Set problem ▸ Quote the whole listing word for word. Do not include the pictures.

Exercise input ▸
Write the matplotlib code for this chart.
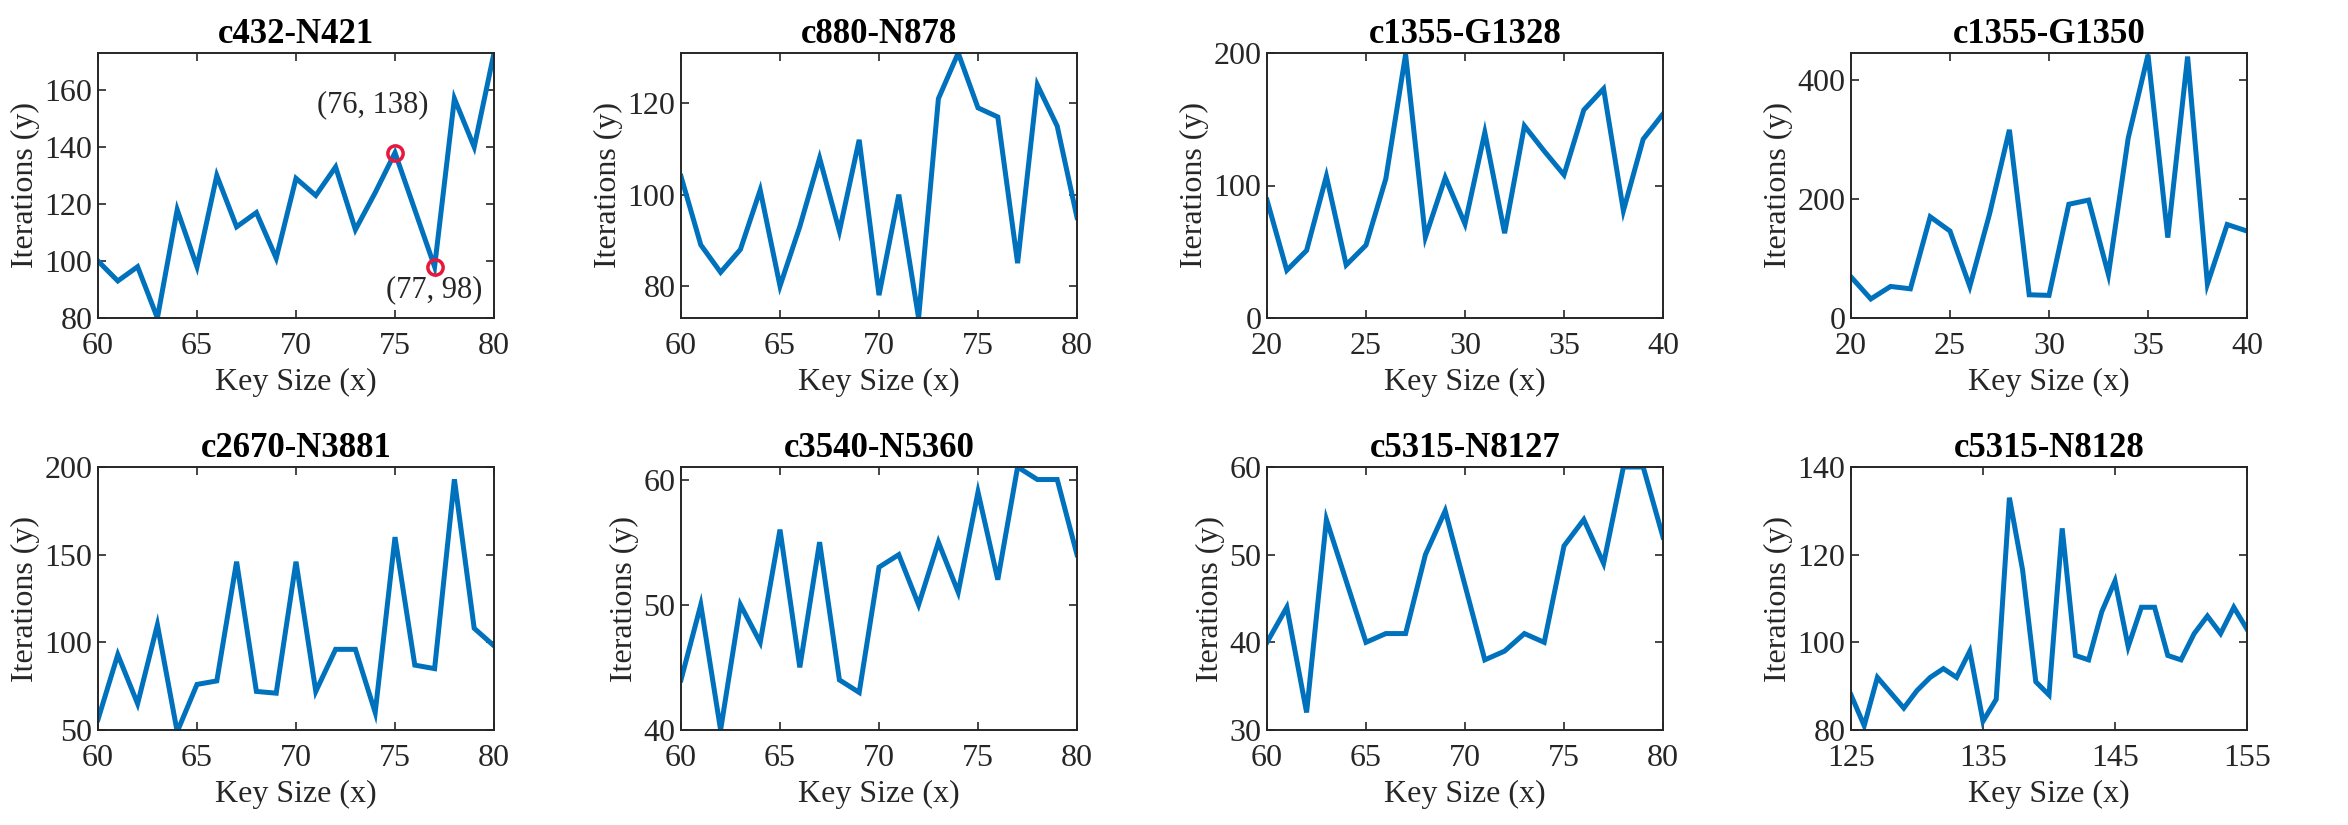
import matplotlib
matplotlib.use('Agg')
import matplotlib.pyplot as plt
import numpy as np

plt.rcParams['font.family'] = ['Liberation Serif', 'DejaVu Serif']

titles = ['c432-N421', 'c880-N878', 'c1355-G1328', 'c1355-G1350',
          'c2670-N3881', 'c3540-N5360', 'c5315-N8127', 'c5315-N8128']

x_60_80 = list(range(60, 81))
x_20_40 = list(range(20, 41))
x_125_155 = list(range(125, 156))

y_c432 = [100, 93, 98, 80, 118, 98, 130, 112, 117, 101, 129,
          123, 133, 111, 124, 138, 118, 98, 157, 140, 173]
y_c880 = [104, 89, 83, 88, 101, 80, 93, 108, 92, 112, 78,
          100, 73, 121, 131, 119, 117, 85, 124, 115, 95]
y_c1355_g1328 = [89, 36, 51, 107, 40, 55, 105, 199, 61, 106, 71,
                 140, 64, 145, 126, 108, 157, 173, 81, 135, 154]
y_c1355_g1350 = [69, 32, 53, 49, 170, 146, 53, 175, 316, 39, 38,
                 191, 198, 73, 302, 442, 135, 439, 57, 157, 146]
y_c2670 = [56, 93, 65, 110, 49, 76, 78, 146, 72, 71, 146,
           72, 96, 96, 60, 160, 87, 85, 193, 108, 98]
y_c3540 = [44, 50, 40, 50, 47, 56, 45, 55, 44, 43, 53,
           54, 50, 55, 51, 59, 52, 61, 60, 60, 54]
y_c5315_n8127 = [40, 44, 32, 54, 47, 40, 41, 41, 50, 55, 46.5,
                 38, 39, 41, 40, 51, 54, 49, 60, 60, 52]
y_c5315_n8128 = [88, 81, 92, 88.5, 85, 89, 92, 94, 92, 98, 82,
                 87, 133, 116.5, 91, 88, 126, 97, 96, 107, 114,
                 99, 108, 108, 97, 96, 102, 106, 102, 108, 103]

xs = [x_60_80, x_60_80, x_20_40, x_20_40, x_60_80, x_60_80, x_60_80, x_125_155]
ys = [y_c432, y_c880, y_c1355_g1328, y_c1355_g1350,
      y_c2670, y_c3540, y_c5315_n8127, y_c5315_n8128]

xlims = [(60, 80), (60, 80), (20, 40), (20, 40), (60, 80), (60, 80), (60, 80), (125, 155)]
ylims = [(80, 173), (73, 131), (0, 200), (0, 445), (50, 200), (40, 61), (30, 60), (80, 140)]
xticks = [np.arange(60, 81, 5)] * 2 + [np.arange(20, 41, 5)] * 2 + \
         [np.arange(60, 81, 5)] * 3 + [np.arange(125, 156, 10)]
yticks = [np.arange(80, 161, 20), [80, 100, 120], [0, 100, 200], [0, 200, 400],
          np.arange(50, 201, 50), [40, 50, 60], [30, 40, 50, 60], np.arange(80, 141, 20)]

# highlighted points on the first panel
mark_x = [75, 77]
mark_y = [138, 98]
mark_text = ['(76, 138)', '(77, 98)']
mark_text_pos = [(73.9, 155), (77.0, 90)]

W, H = 2348, 825
fig = plt.figure(figsize=(W / 100, H / 100), dpi=100)
lefts = [98, 681, 1267, 1851]
rows = [(53, 318), (467, 730)]

line_color = '#0072BD'
edge = '#262626'

for i in range(8):
    r, c = divmod(i, 4)
    top, bot = rows[r]
    ax = fig.add_axes([lefts[c] / W, 1 - bot / H, 396 / W, (bot - top) / H])
    ax.plot(xs[i], ys[i], color=line_color, linewidth=3.6, solid_joinstyle='miter')
    ax.set_xlim(xlims[i])
    ax.set_ylim(ylims[i])
    ax.set_xticks(xticks[i])
    ax.set_yticks(yticks[i])
    ax.tick_params(direction='in', top=True, right=True, length=6, width=1.2,
                   labelsize=23, colors=edge)
    ax.tick_params(axis='x', pad=10)
    ax.tick_params(axis='y', pad=4)
    for s in ax.spines.values():
        s.set_color(edge)
        s.set_linewidth(1.4)
    ax.set_title(titles[i], fontsize=25, fontweight='bold', pad=7)
    ax.set_xlabel('Key Size (x)', fontsize=23, color=edge, labelpad=5)
    ax.set_ylabel('Iterations (y)', fontsize=23, color=edge, labelpad=3)
    if i == 0:
        ax.plot(mark_x, mark_y, 'o', markersize=11, markerfacecolor='none',
                markeredgecolor='#E8173C', markeredgewidth=2.5)
        for t, (tx, ty) in zip(mark_text, mark_text_pos):
            ax.text(tx, ty, t, fontsize=22, ha='center', va='center', color=edge)

fig.savefig('out.png', dpi=100)
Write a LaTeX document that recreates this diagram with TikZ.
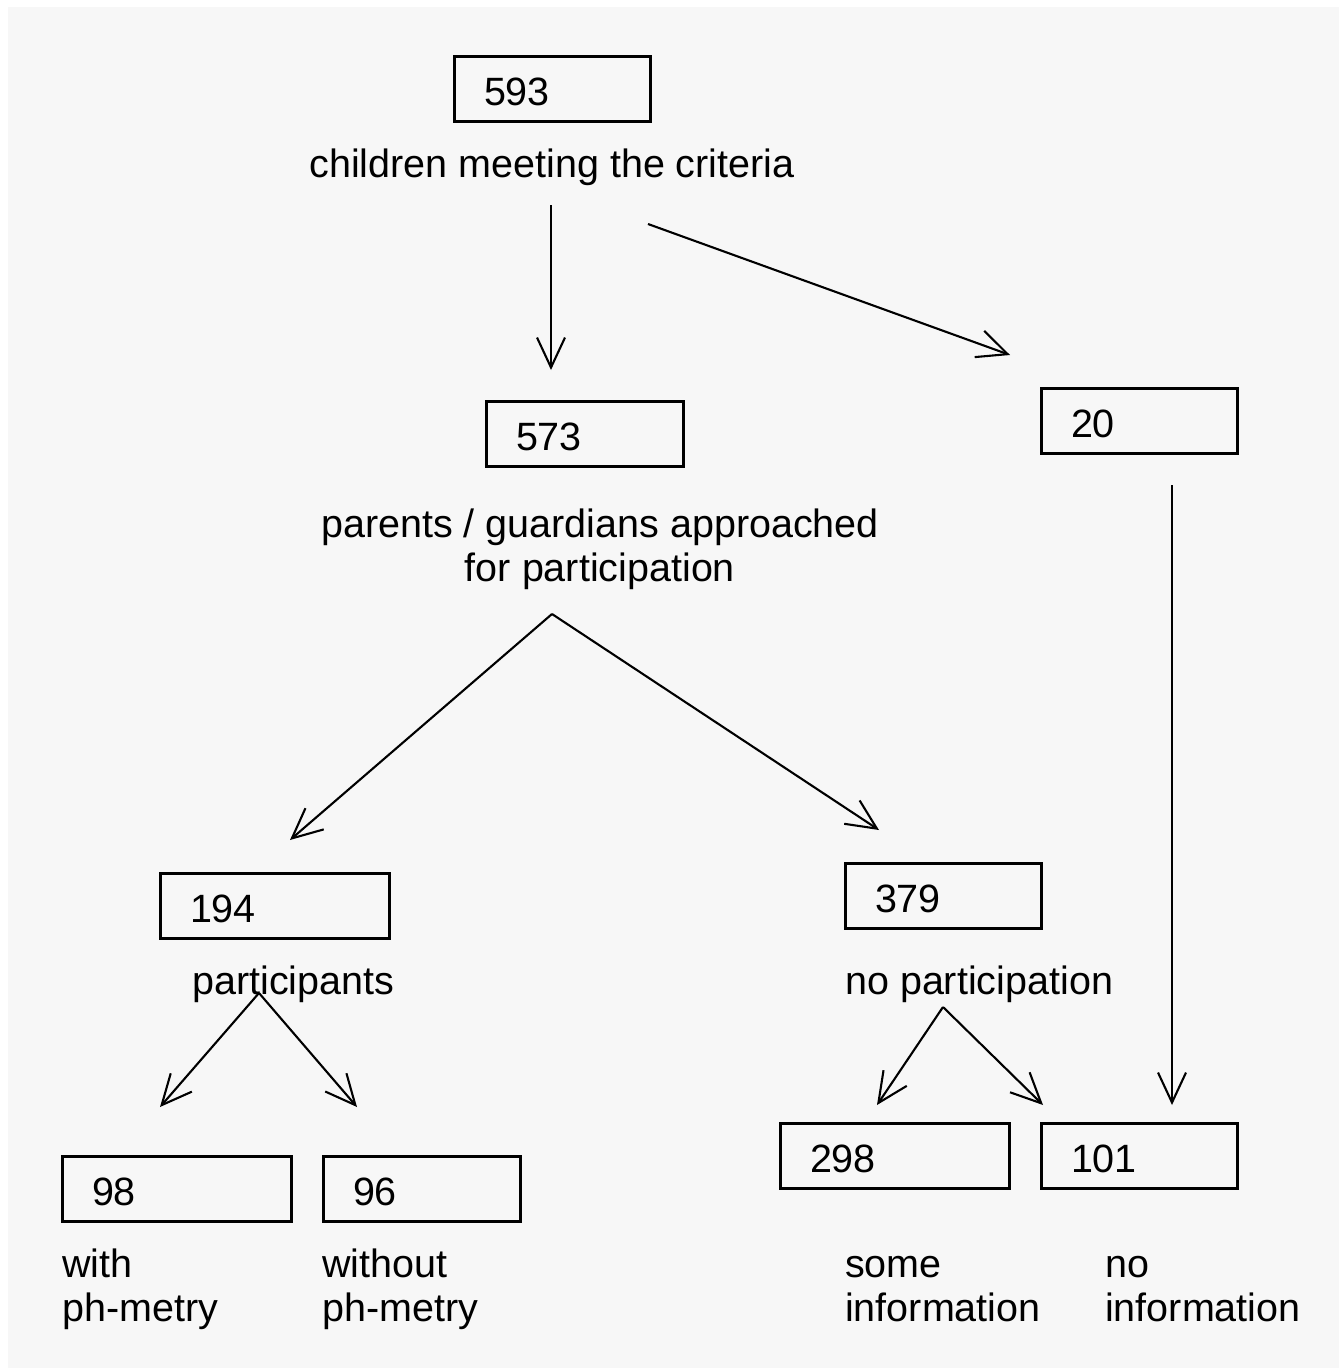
\documentclass[tikz,border=0pt]{standalone}
\usepackage{fontspec}
\setmainfont{Liberation Sans}
\usetikzlibrary{arrows.meta}
\definecolor{bg}{HTML}{F7F7F7}
\begin{document}
\begin{tikzpicture}[x=1pt,y=-1pt,
  every node/.style={font=\fontsize{39.5}{44}\selectfont},
  numbox/.style={draw, line width=3pt, anchor=north west, outer sep=0pt, inner xsep=30pt, inner ysep=0pt, align=left, minimum height=65pt, text height=34pt, text depth=0pt},
  lbl/.style={inner sep=0pt},
  conn/.style={line width=2.1pt, -{Straight Barb[length=30pt,width=28pt,line width=2.1pt]}}
]
\fill[white] (0,0) rectangle (1339,1368);
\fill[bg] (8,7) rectangle (1339,1368);
\useasboundingbox (0,0) rectangle (1339,1368);

% boxes
\node[numbox, text width=136pt] (b593) at (454,56) {593};
\node[numbox, text width=137pt] (b573) at (486,401) {573};
\node[numbox, text width=136pt] (b20) at (1041,388) {20};
\node[numbox, text width=169pt] (b194) at (160,873) {194};
\node[numbox, text width=136pt] (b379) at (845,863) {379};
\node[numbox, text width=169pt] (b98) at (62,1156) {98};
\node[numbox, text width=137pt] (b96) at (323,1156) {96};
\node[numbox, text width=169pt] (b298) at (780,1123) {298};
\node[numbox, text width=136pt] (b101) at (1041,1123) {101};

% labels (for two-line labels the base anchor is the last line's baseline)
\node[lbl, anchor=base] (l593) at (552,177) {children meeting the criteria};
\node[lbl, anchor=base, align=center] (l573) at (600,581) {parents / guardians approached\\for participation};
\node[lbl, anchor=base west] (l194) at (192,994) {participants};
\node[lbl, anchor=base west] (l379) at (845,994) {no participation};
\node[lbl, anchor=base west, align=left] (l98) at (62,1321) {with\\ph-metry};
\node[lbl, anchor=base west, align=left] (l96) at (322,1321) {without\\ph-metry};
\node[lbl, anchor=base west, align=left] (l298) at (845,1321) {some\\information};
\node[lbl, anchor=base west, align=left] (l101) at (1105,1321) {no\\information};

% connector ends
\coordinate (a1s) at (551,205);
\coordinate (a1e) at (551,370);
\coordinate (a2s) at (648,224);
\coordinate (a2e) at (1010,355);
\coordinate (a3s) at (552,614);
\coordinate (a3e) at (290,840);
\coordinate (a4e) at (879,830);
\coordinate (a5s) at (1172,485);
\coordinate (a5e) at (1172,1105);
\coordinate (a6s) at (259,993);
\coordinate (a6e) at (160,1107);
\coordinate (a7e) at (357,1107);
\coordinate (a8s) at (943,1007);
\coordinate (a8e) at (877,1105);
\coordinate (a9e) at (1043,1105);

\draw[conn] (a1s) -- (a1e);
\draw[conn] (a2s) -- (a2e);
\draw[conn] (a3s) -- (a3e);
\draw[conn] (a3s) -- (a4e);
\draw[conn] (a5s) -- (a5e);
\draw[conn] (a6s) -- (a6e);
\draw[conn] (a6s) -- (a7e);
\draw[conn] (a8s) -- (a8e);
\draw[conn] (a8s) -- (a9e);
\end{tikzpicture}
\end{document}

Written answer ▸
Write the matplotlib code for this chart.
import matplotlib
matplotlib.use('Agg')
import matplotlib.pyplot as plt
import numpy as np

plt.rcParams['font.family'] = ['Liberation Serif', 'DejaVu Serif']

titles = ['c432-N421', 'c880-N878', 'c1355-G1328', 'c1355-G1350',
          'c2670-N3881', 'c3540-N5360', 'c5315-N8127', 'c5315-N8128']

x_60_80 = list(range(60, 81))
x_20_40 = list(range(20, 41))
x_125_155 = list(range(125, 156))

y_c432 = [100, 93, 98, 80, 118, 98, 130, 112, 117, 101, 129,
          123, 133, 111, 124, 138, 118, 98, 157, 140, 173]
y_c880 = [104, 89, 83, 88, 101, 80, 93, 108, 92, 112, 78,
          100, 73, 121, 131, 119, 117, 85, 124, 115, 95]
y_c1355_g1328 = [89, 36, 51, 107, 40, 55, 105, 199, 61, 106, 71,
                 140, 64, 145, 126, 108, 157, 173, 81, 135, 154]
y_c1355_g1350 = [69, 32, 53, 49, 170, 146, 53, 175, 316, 39, 38,
                 191, 198, 73, 302, 442, 135, 439, 57, 157, 146]
y_c2670 = [56, 93, 65, 110, 49, 76, 78, 146, 72, 71, 146,
           72, 96, 96, 60, 160, 87, 85, 193, 108, 98]
y_c3540 = [44, 50, 40, 50, 47, 56, 45, 55, 44, 43, 53,
           54, 50, 55, 51, 59, 52, 61, 60, 60, 54]
y_c5315_n8127 = [40, 44, 32, 54, 47, 40, 41, 41, 50, 55, 46.5,
                 38, 39, 41, 40, 51, 54, 49, 60, 60, 52]
y_c5315_n8128 = [88, 81, 92, 88.5, 85, 89, 92, 94, 92, 98, 82,
                 87, 133, 116.5, 91, 88, 126, 97, 96, 107, 114,
                 99, 108, 108, 97, 96, 102, 106, 102, 108, 103]

xs = [x_60_80, x_60_80, x_20_40, x_20_40, x_60_80, x_60_80, x_60_80, x_125_155]
ys = [y_c432, y_c880, y_c1355_g1328, y_c1355_g1350,
      y_c2670, y_c3540, y_c5315_n8127, y_c5315_n8128]

xlims = [(60, 80), (60, 80), (20, 40), (20, 40), (60, 80), (60, 80), (60, 80), (125, 155)]
ylims = [(80, 173), (73, 131), (0, 200), (0, 445), (50, 200), (40, 61), (30, 60), (80, 140)]
xticks = [np.arange(60, 81, 5)] * 2 + [np.arange(20, 41, 5)] * 2 + \
         [np.arange(60, 81, 5)] * 3 + [np.arange(125, 156, 10)]
yticks = [np.arange(80, 161, 20), [80, 100, 120], [0, 100, 200], [0, 200, 400],
          np.arange(50, 201, 50), [40, 50, 60], [30, 40, 50, 60], np.arange(80, 141, 20)]

# highlighted points on the first panel
mark_x = [75, 77]
mark_y = [138, 98]
mark_text = ['(76, 138)', '(77, 98)']
mark_text_pos = [(73.9, 155), (77.0, 90)]

W, H = 2348, 825
fig = plt.figure(figsize=(W / 100, H / 100), dpi=100)
lefts = [98, 681, 1267, 1851]
rows = [(53, 318), (467, 730)]

line_color = '#0072BD'
edge = '#262626'

for i in range(8):
    r, c = divmod(i, 4)
    top, bot = rows[r]
    ax = fig.add_axes([lefts[c] / W, 1 - bot / H, 396 / W, (bot - top) / H])
    ax.plot(xs[i], ys[i], color=line_color, linewidth=3.6, solid_joinstyle='miter')
    ax.set_xlim(xlims[i])
    ax.set_ylim(ylims[i])
    ax.set_xticks(xticks[i])
    ax.set_yticks(yticks[i])
    ax.tick_params(direction='in', top=True, right=True, length=6, width=1.2,
                   labelsize=23, colors=edge)
    ax.tick_params(axis='x', pad=10)
    ax.tick_params(axis='y', pad=4)
    for s in ax.spines.values():
        s.set_color(edge)
        s.set_linewidth(1.4)
    ax.set_title(titles[i], fontsize=25, fontweight='bold', pad=7)
    ax.set_xlabel('Key Size (x)', fontsize=23, color=edge, labelpad=5)
    ax.set_ylabel('Iterations (y)', fontsize=23, color=edge, labelpad=3)
    if i == 0:
        ax.plot(mark_x, mark_y, 'o', markersize=11, markerfacecolor='none',
                markeredgecolor='#E8173C', markeredgewidth=2.5)
        for t, (tx, ty) in zip(mark_text, mark_text_pos):
            ax.text(tx, ty, t, fontsize=22, ha='center', va='center', color=edge)

fig.savefig('out.png', dpi=100)
Write a LaTeX document that recreates this diagram with TikZ.
\documentclass[tikz,border=0pt]{standalone}
\usepackage{fontspec}
\setmainfont{Liberation Sans}
\usetikzlibrary{arrows.meta}
\definecolor{bg}{HTML}{F7F7F7}
\begin{document}
\begin{tikzpicture}[x=1pt,y=-1pt,
  every node/.style={font=\fontsize{39.5}{44}\selectfont},
  numbox/.style={draw, line width=3pt, anchor=north west, outer sep=0pt, inner xsep=30pt, inner ysep=0pt, align=left, minimum height=65pt, text height=34pt, text depth=0pt},
  lbl/.style={inner sep=0pt},
  conn/.style={line width=2.1pt, -{Straight Barb[length=30pt,width=28pt,line width=2.1pt]}}
]
\fill[white] (0,0) rectangle (1339,1368);
\fill[bg] (8,7) rectangle (1339,1368);
\useasboundingbox (0,0) rectangle (1339,1368);

% boxes
\node[numbox, text width=136pt] (b593) at (454,56) {593};
\node[numbox, text width=137pt] (b573) at (486,401) {573};
\node[numbox, text width=136pt] (b20) at (1041,388) {20};
\node[numbox, text width=169pt] (b194) at (160,873) {194};
\node[numbox, text width=136pt] (b379) at (845,863) {379};
\node[numbox, text width=169pt] (b98) at (62,1156) {98};
\node[numbox, text width=137pt] (b96) at (323,1156) {96};
\node[numbox, text width=169pt] (b298) at (780,1123) {298};
\node[numbox, text width=136pt] (b101) at (1041,1123) {101};

% labels (for two-line labels the base anchor is the last line's baseline)
\node[lbl, anchor=base] (l593) at (552,177) {children meeting the criteria};
\node[lbl, anchor=base, align=center] (l573) at (600,581) {parents / guardians approached\\for participation};
\node[lbl, anchor=base west] (l194) at (192,994) {participants};
\node[lbl, anchor=base west] (l379) at (845,994) {no participation};
\node[lbl, anchor=base west, align=left] (l98) at (62,1321) {with\\ph-metry};
\node[lbl, anchor=base west, align=left] (l96) at (322,1321) {without\\ph-metry};
\node[lbl, anchor=base west, align=left] (l298) at (845,1321) {some\\information};
\node[lbl, anchor=base west, align=left] (l101) at (1105,1321) {no\\information};

% connector ends
\coordinate (a1s) at (551,205);
\coordinate (a1e) at (551,370);
\coordinate (a2s) at (648,224);
\coordinate (a2e) at (1010,355);
\coordinate (a3s) at (552,614);
\coordinate (a3e) at (290,840);
\coordinate (a4e) at (879,830);
\coordinate (a5s) at (1172,485);
\coordinate (a5e) at (1172,1105);
\coordinate (a6s) at (259,993);
\coordinate (a6e) at (160,1107);
\coordinate (a7e) at (357,1107);
\coordinate (a8s) at (943,1007);
\coordinate (a8e) at (877,1105);
\coordinate (a9e) at (1043,1105);

\draw[conn] (a1s) -- (a1e);
\draw[conn] (a2s) -- (a2e);
\draw[conn] (a3s) -- (a3e);
\draw[conn] (a3s) -- (a4e);
\draw[conn] (a5s) -- (a5e);
\draw[conn] (a6s) -- (a6e);
\draw[conn] (a6s) -- (a7e);
\draw[conn] (a8s) -- (a8e);
\draw[conn] (a8s) -- (a9e);
\end{tikzpicture}
\end{document}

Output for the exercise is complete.